Тем не менее необходимо сделать две оговорки. Во-первых, увеличение территории государства было весьма резким, что мы можем видеть в колонке «Постоянные цены» табл. 13.2. Государственное строительство не предстается таким уж величественным и преднамеренным, если мы сделаем поправку на инфляцию. «Устойчивое увеличение в объемах извлекаемых государством ресурсов», на которое указывает Тилли, было удвоением приблизительно за пять столетий — это едва ли впечатляет. На самом деле монархам, в период правления которых произошло реальное увеличение доходов (Иоанн, Эдуард III, Генриху и т. д.), удалось его добиться в результате военного давления. Но большая часть роста доходов монархов исчислялась в текущих ценах, и, следовательно, большая часть политической борьбы практически всех монархов проистекали из инфляционного давления. Рост государств был результатом не столько осознанных усилий власти, сколько отчаянных поисков временных решений для предотвращения фискальной катастрофы. Источником этой угрозы были не столько преднамеренные действия конкурирующей державы, сколько непредвиденные последствия европейской экономической и военной деятельности в целом[117]. Аналогичным образом не было и большого сдвига во власти между государственными элитами и доминировавшими группами «гражданского общества». Внутренняя власть государства все еще была слабой.
Во-вторых, конфликт между королем и его подданными не был единственной или хотя бы основной формой социального конфликта в рамках этого периода. Довольно обособленно от конфликта между государствами существовали насильственные конфликты между классами и прочими группами «гражданского общества», которые не были систематически направлены на государство или даже на борьбу за его земли. Подобный конфликт обычно принимал религиозную форму. Конфликты между королями, императорами и папами, борьба против ересей, например Альбигойский крестовый поход против катаров или Гуситские войны, а также крестьянские и региональные бунты вплоть до Благодатного паломничества 1534 г., смешивали различное недовольство и различные территориальные организации под религиозными лозунгами.

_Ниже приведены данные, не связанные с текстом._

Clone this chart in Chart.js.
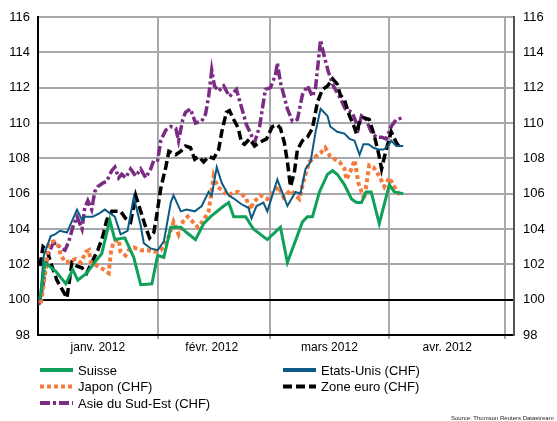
<!DOCTYPE html>
<html>
<head>
<meta charset="utf-8">
<script src="https://cdn.jsdelivr.net/npm/chart.js@4"></script>
<style>
html, body { margin: 0; padding: 0; background: #fff; }
</style>
</head>
<body>
<canvas id="chart" width="557" height="421"></canvas>
<script>
// days since 1 Jan 2012, index value (CHF)
const suisse = [
    [0.5, 100.0], [1.8, 102.1], [4.6, 101.6], [7.2, 100.9], [9.0, 101.7], [10.3, 101.1],
    [12.6, 101.5], [15.0, 102.2], [16.5, 102.6], [18.6, 104.5], [19.9, 103.4], [22.5, 103.5],
    [24.8, 102.4], [26.6, 100.85], [29.5, 100.9], [31.0, 102.5], [32.6, 102.4], [34.4, 104.1],
    [37.0, 104.1], [38.5, 103.8], [40.8, 103.4], [42.9, 104.3], [44.7, 104.7], [48.1, 105.3],
    [49.4, 105.5], [50.7, 104.7], [53.8, 104.7], [55.8, 104.0], [59.4, 103.4], [62.8, 104.1],
    [64.6, 102.1], [68.5, 104.4], [69.8, 104.7], [71.1, 104.7], [72.9, 106.1], [75.0, 107.1],
    [76.3, 107.3], [77.5, 107.1], [79.4, 106.5], [81.2, 105.7], [82.5, 105.5], [83.8, 105.5],
    [85.0, 106.1], [86.3, 106.1], [88.4, 104.3], [91.0, 106.5], [92.3, 106.1], [94.6, 106.0]
];
const etatsUnis = [
    [0.5, 100.0], [1.5, 102.5], [3.3, 103.6], [4.4, 103.7], [5.7, 103.9], [7.5, 103.8],
    [10.1, 105.1], [11.4, 104.5], [12.1, 104.7], [14.2, 104.7], [16.0, 104.9], [17.3, 105.1],
    [18.6, 104.9], [19.9, 104.7], [21.4, 103.7], [23.2, 103.9], [24.8, 105.8], [26.6, 104.2],
    [27.4, 103.2], [29.2, 102.9], [31.0, 102.8], [32.6, 103.3], [34.4, 105.5], [35.1, 105.9],
    [37.0, 105.0], [38.5, 105.1], [40.6, 105.0], [42.4, 105.3], [44.2, 106.1], [45.0, 105.9],
    [46.3, 107.5], [47.6, 106.6], [49.4, 105.9], [50.9, 105.7], [52.7, 105.4], [54.5, 105.2],
    [55.3, 104.6], [56.6, 105.3], [58.4, 105.5], [59.4, 105.0], [62.0, 106.8], [64.6, 105.3],
    [66.7, 106.1], [68.0, 106.0], [69.3, 107.4], [70.6, 107.8], [71.9, 109.5], [73.2, 110.8],
    [75.0, 110.4], [75.7, 109.8], [77.5, 109.5], [79.4, 109.4], [80.7, 109.1], [82.0, 109.0],
    [83.3, 108.2], [84.3, 108.8], [85.6, 108.8], [86.9, 108.6], [88.2, 108.5], [89.5, 108.5],
    [90.7, 108.7], [91.5, 109.0], [92.8, 108.7], [94.6, 108.7]
];
const japon = [
    [0.75, 99.8], [2.0, 101.7], [2.8, 103.2], [4.1, 103.3], [5.4, 103.0], [5.9, 102.5],
    [7.2, 102.1], [8.5, 102.2], [9.8, 102.3], [11.1, 102.1], [12.4, 102.7], [13.2, 102.8],
    [13.7, 102.1], [15.5, 101.9], [17.0, 101.7], [18.3, 101.5], [18.9, 102.7], [19.6, 103.3],
    [20.9, 103.4], [21.4, 102.7], [22.7, 102.5], [23.5, 102.8], [24.8, 102.95], [26.6, 102.8],
    [28.4, 102.8], [30.0, 102.7], [31.8, 102.8], [33.1, 103.2], [33.9, 103.6], [35.1, 104.4],
    [36.4, 103.7], [37.5, 104.4], [38.8, 104.7], [40.1, 104.4], [41.4, 104.1], [42.9, 104.5],
    [44.2, 105.0], [45.5, 107.0], [46.5, 106.4], [48.1, 106.1], [49.4, 105.9], [50.7, 106.1],
    [51.9, 106.1], [53.8, 105.8], [55.0, 105.1], [55.8, 105.5], [57.6, 105.9], [59.4, 105.7],
    [61.0, 106.1], [62.3, 106.4], [63.6, 105.8], [65.4, 106.2], [66.7, 105.9], [67.7, 105.7],
    [69.0, 106.9], [70.3, 107.8], [71.9, 108.1], [73.2, 108.3], [74.4, 108.6], [75.7, 108.1],
    [78.1, 107.8], [79.4, 107.4], [79.9, 106.8], [81.2, 107.4], [82.0, 107.9], [83.0, 106.6],
    [83.8, 106.1], [84.5, 105.7], [85.8, 107.6], [86.9, 107.5], [88.4, 107.0], [89.7, 106.4],
    [91.0, 106.9], [92.3, 106.4], [94.1, 105.8]
];
const zoneEuro = [
    [0.5, 101.9], [1.3, 103.0], [2.3, 102.8], [3.6, 101.9], [4.9, 101.1], [6.2, 100.6],
    [7.5, 100.1], [8.8, 102.1], [10.1, 101.9], [11.4, 101.8], [12.6, 101.5], [13.9, 102.1],
    [15.5, 102.8], [16.8, 103.6], [17.8, 104.5], [19.1, 105.0], [20.4, 105.0], [21.4, 105.0],
    [22.7, 104.6], [24.0, 104.4], [25.3, 105.9], [26.6, 105.0], [27.9, 104.1], [28.9, 103.5],
    [30.0, 103.8], [30.7, 104.7], [31.8, 106.3], [33.1, 107.5], [33.9, 108.4], [35.7, 108.2],
    [37.0, 108.4], [38.2, 108.7], [39.5, 108.6], [40.6, 107.95], [41.6, 108.1], [42.9, 107.8],
    [44.2, 108.1], [45.5, 108.0], [46.8, 108.5], [47.6, 109.5], [48.8, 110.6], [49.6, 110.7],
    [50.7, 110.2], [51.9, 109.7], [52.7, 108.9], [53.5, 108.8], [54.8, 109.1], [56.1, 108.7],
    [57.4, 108.9], [59.2, 109.1], [60.7, 109.8], [62.0, 109.9], [62.8, 109.7], [63.8, 108.9],
    [64.6, 107.8], [65.4, 106.4], [66.4, 107.2], [67.2, 108.5], [68.5, 109.0], [69.8, 109.2],
    [71.1, 109.7], [72.4, 111.2], [73.7, 111.9], [75.0, 112.1], [76.3, 112.5], [77.5, 112.2],
    [78.3, 111.6], [79.4, 111.3], [80.7, 110.4], [81.7, 109.9], [82.5, 109.4], [83.3, 110.1],
    [84.3, 110.3], [85.8, 110.2], [87.1, 109.3], [88.2, 108.3], [89.0, 107.4], [90.2, 108.5],
    [91.5, 109.5], [92.8, 108.9], [94.1, 108.5]
];
const asie = [
    [0.2, 99.7], [1.3, 100.8], [1.8, 101.7], [2.6, 102.5], [3.9, 103.2], [4.9, 103.2],
    [5.9, 102.9], [7.0, 102.8], [8.0, 103.3], [9.0, 104.1], [10.1, 104.7], [11.4, 104.0],
    [12.1, 105.2], [12.9, 105.6], [13.9, 105.1], [14.7, 106.1], [15.5, 106.4], [16.8, 106.6],
    [17.8, 106.7], [19.1, 107.3], [19.9, 107.5], [20.9, 106.9], [21.7, 107.1], [22.7, 106.9],
    [24.0, 107.4], [25.3, 107.0], [26.6, 107.4], [27.9, 106.9], [29.2, 107.4], [30.0, 107.9],
    [31.0, 107.9], [31.8, 109.0], [33.1, 109.6], [34.4, 109.8], [35.7, 109.7], [36.4, 109.0],
    [37.5, 110.2], [38.2, 110.6], [39.5, 110.8], [40.8, 110.0], [42.4, 110.1], [43.4, 110.5],
    [44.2, 111.5], [45.0, 113.0], [45.7, 112.1], [46.8, 111.8], [48.1, 112.1], [49.6, 111.5],
    [51.4, 111.9], [52.7, 110.9], [54.0, 109.9], [55.3, 109.3], [56.1, 108.9], [57.4, 109.8],
    [58.9, 111.9], [60.2, 112.0], [61.5, 112.7], [62.0, 113.4], [62.8, 112.3], [64.6, 110.8],
    [65.9, 110.1], [67.2, 110.2], [68.5, 111.6], [69.8, 112.1], [71.1, 111.5], [71.9, 112.0],
    [73.2, 114.7], [73.9, 114.0], [75.2, 112.9], [76.5, 112.1], [78.3, 111.4], [79.6, 110.8],
    [81.4, 110.6], [83.0, 109.7], [83.8, 110.4], [85.0, 110.2], [86.3, 109.5], [87.6, 109.2],
    [89.0, 109.2], [90.2, 109.1], [91.5, 109.8], [92.8, 110.2], [94.6, 110.3]
];

const monthStarts = [31, 60, 91, 121];
const monthMids = [15.5, 45, 75.5, 106];
const monthLabels = ['janv. 2012', 'févr. 2012', 'mars 2012', 'avr. 2012'];
const seriesNames = ['Suisse', 'Etats-Unis (CHF)', 'Japon (CHF)', 'Zone euro (CHF)', 'Asie du Sud-Est (CHF)'];

const FONT = "'Liberation Sans', Arial, sans-serif";
Chart.defaults.font.family = FONT;
Chart.defaults.color = '#000';

const toXY = arr => arr.map(p => ({ x: p[0], y: p[1] }));

// legend in two columns under the plot, plus the source line
const bottomLegend = {
    id: 'bottomLegend',
    afterDraw(chart) {
        const c = chart.ctx;
        c.save();
        chart.data.datasets.forEach((ds, i) => {
            const x = i % 2 === 0 ? 40 : 283;
            const y = 370 + Math.floor(i / 2) * 16.5;
            c.beginPath();
            c.strokeStyle = ds.borderColor;
            c.lineWidth = 4;
            c.setLineDash(ds.borderDash || []);
            c.moveTo(x, y);
            c.lineTo(x + 33, y);
            c.stroke();
            c.setLineDash([]);
            c.fillStyle = '#000';
            c.font = '13px ' + FONT;
            c.textBaseline = 'middle';
            c.textAlign = 'left';
            c.fillText(ds.label, x + 38, y + 1);
        });
        c.font = '6px ' + FONT;
        c.fillStyle = '#222';
        c.fillText('Source: Thomson Reuters Datastream', 451, 418);
        c.restore();
    }
};

const gridGray = '#a6a8ab';

new Chart(document.getElementById('chart'), {
    type: 'line',
    data: {
        datasets: [
            { label: seriesNames[0], data: toXY(suisse), borderColor: '#0fa05a', borderWidth: 3 },
            { label: seriesNames[1], data: toXY(etatsUnis), borderColor: '#0d5a85', borderWidth: 2 },
            { label: seriesNames[2], data: toXY(japon), borderColor: '#f47b3b', borderWidth: 4, borderDash: [4, 3] },
            { label: seriesNames[3], data: toXY(zoneEuro), borderColor: '#000000', borderWidth: 3.5, borderDash: [9, 4] },
            { label: seriesNames[4], data: toXY(asie), borderColor: '#7c2b84', borderWidth: 3.5, borderDash: [10, 3, 3, 3] }
        ]
    },
    options: {
        responsive: false,
        animation: false,
        layout: { padding: { top: 17, bottom: 62, left: 0, right: 0 } },
        elements: {
            point: { radius: 0 },
            line: { tension: 0, fill: false }
        },
        plugins: {
            legend: { display: false },
            tooltip: { enabled: false }
        },
        scales: {
            x: {
                type: 'linear',
                position: 'bottom',
                min: 0,
                max: 123.3,
                afterBuildTicks: s => { s.ticks = monthStarts.map(v => ({ value: v })); },
                ticks: { display: false },
                grid: { color: gridGray, lineWidth: 2, tickLength: 4 },
                border: { color: '#000', width: 2 },
                afterFit: s => { s.height = 4; }
            },
            xLabels: {
                type: 'linear',
                position: 'bottom',
                min: 0,
                max: 123.3,
                afterBuildTicks: s => { s.ticks = monthMids.map(v => ({ value: v })); },
                ticks: {
                    font: { size: 12 },
                    padding: 1,
                    maxRotation: 0,
                    autoSkip: false,
                    callback: (v, i) => monthLabels[i]
                },
                grid: { display: false, drawTicks: false },
                border: { display: false },
                afterFit: s => { s.height = 20; }
            },
            y: {
                position: 'left',
                min: 98,
                max: 116,
                ticks: { stepSize: 2, font: { size: 13 }, padding: 8 },
                grid: {
                    color: c => (c.tick && c.tick.value === 100 ? '#000' : gridGray),
                    lineWidth: 2,
                    drawTicks: false
                },
                border: { color: '#000', width: 2 },
                afterFit: s => { s.width = 38; }
            },
            y2: {
                position: 'right',
                min: 98,
                max: 116,
                ticks: { stepSize: 2, font: { size: 13 }, padding: 9 },
                grid: { display: false, drawTicks: false },
                border: { color: '#555', width: 2 },
                afterFit: s => { s.width = 43; }
            }
        }
    },
    plugins: [bottomLegend]
});
</script>
</body>
</html>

Разгадать мотивы участников трудно, ясно лишь одно: поздняя средневековая Европа все еще поддерживала формы организованной борьбы, включая классовую борьбу, которые не имели никакого систематического отношения ни к акторам власти, ни к территориальным единицам. Эти формы были в большинстве своем религиозными, так как христианская церковь все еще обеспечивала существенную долю интеграции (а следовательно, и дезинтеграции) в Европе. Хотя мы с трудом можем выделить особенности различных форм борьбы за власть, политика, осуществляемая на уровне развития территориального государства, была, вероятно, менее значимой для большей части населения по сравнению с политикой их локальности (базирующейся на обычаях и манориальных судах) и транснациональной политикой церкви (а также церкви против государства). Насколько мы можем вообще говорить о «классовой борьбе» в этот период, она разрешалась без какого-либо значимого государственного регулирования: государство могло быть фактором социальной сплоченности, но оно едва ли было основным ее фактором, по определению Пуланзаса (Poulantzas 19712).
Поэтому восстания крестьян и горожан, какими бы частыми они ни были, не могли превратиться в революцию. Государство не было ни основным, фактором социальной сплоченности, ни основным эксплуататором, ни решением проблемы эксплуатации. Иногда крестьяне и горожане определяли в этих терминах церковь и потому имели основания на трансформацию церкви революционными средствами, заменяя ее (по крайней мере в собственной области) более «примитивными», священническими общинами правоверных. Но они смотрели на государство как на средневековую роль судебного арбитра, который мог возместить обиды, причиненные другими, и восстановить справедливые обычаи и привилегии. Даже если король был отчасти виновен в их эксплуатации, бунтовщики часто приписывали это «злу» «иностранных» советников, которые не знали местных обычаев. Во многих случаях крестьяне и горожане в момент победы восстания доверялись своему князю, за что расплачивались смертью, увечьями и дальнейшей эксплуатацией. Почему они не учились на собственных ошибках? Дело в том, что подобные бунты случались в одной области только однажды в течение пятидесяти или ста лет, а также в промежутках между менее рутинной деятельностью (отличной от удовлетворения недовольства или приготовлений к войне), фокусировавшей внимание народа на государстве. Ни современного государства, ни современных революций еще не было.